2019 yılı için ise hedef bütçe 961 milyar TL ve hedeflenen bütçe açığı 80 milyar TL gibi. 76 milyarlık tasarruf başarılı olursa 80 milyar TL açık vereceğiz. Bütün program faiz dışı dengeyi 30 milyar TL artırmak üzerine kurulmuş ki bu bütçenin şimdiden kadük olduğunu söyleyebilirim çünkü gelir beklentisi akıl almaz derecede iddialı; tam 880 milyar TL. Vergi gelirleri beklentisi ise 756 milyar TL. Kimden bu geliri elde edecekler?
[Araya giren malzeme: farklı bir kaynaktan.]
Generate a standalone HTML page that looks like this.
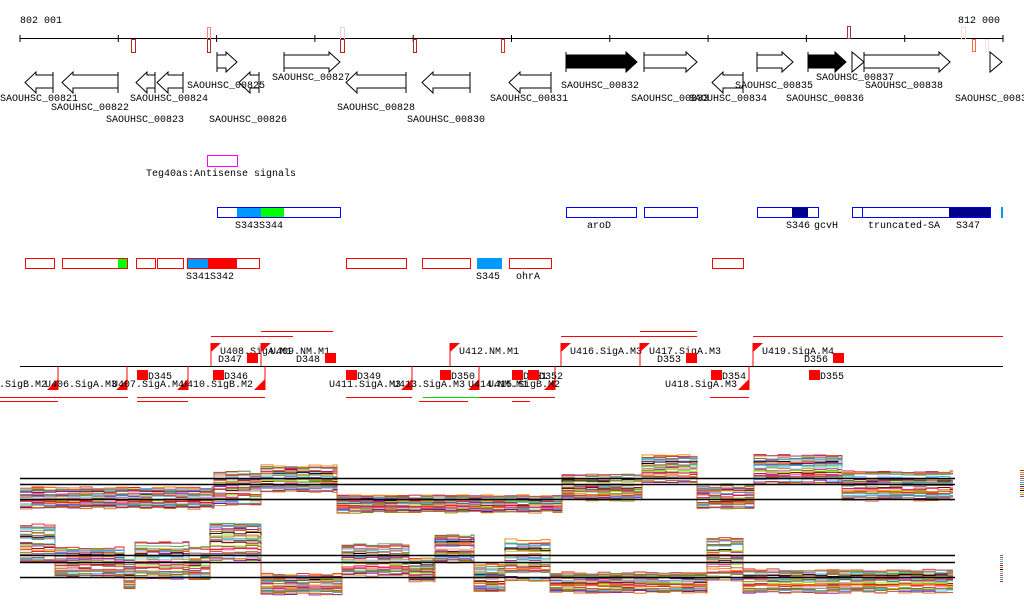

Bu ortaklığı geçmiş tecrübelere dayanarak bir ekonomik tetikçilik faaliyeti olarak değerlendirmemiz doğru olur mu?

Hayır doğru olmaz. McKinsey’le çalışılmasının amacı “Dış dünyaya mali tedbirleri uyguluyoruz. Borcumuzu ödemeye kabiliz ve ciddiyiz. Ciddiyetimizin göstergesi de buyurun McKinsey’in raporlarıdır.” demek. McKinsey bu noktada sadece bir makyaj malzemesi.

Asıl tartışılması gereken neyi makyajlıyorlar veya sorunu doğru tespit etti mi iktidar. İşte bu noktada sorun başlıyor. Çünkü iktidar hala yaşadığımız krizin bir likidite sorunu, kısa vadeli bir dalgalanma sorunu olduğunu iddia ediyor. Hâlbuki yaşadığımız kriz AKP yönetimiyle birlikte 16 yılda ekonomide meydana gelen yapısal sorun. Devasa bir reel sektör krizi bizi bekliyor ki yaşadığımız onca kur şoklarına ve iflaslara rağmen bence hala krize girmedik, sadece spazm geçirdik.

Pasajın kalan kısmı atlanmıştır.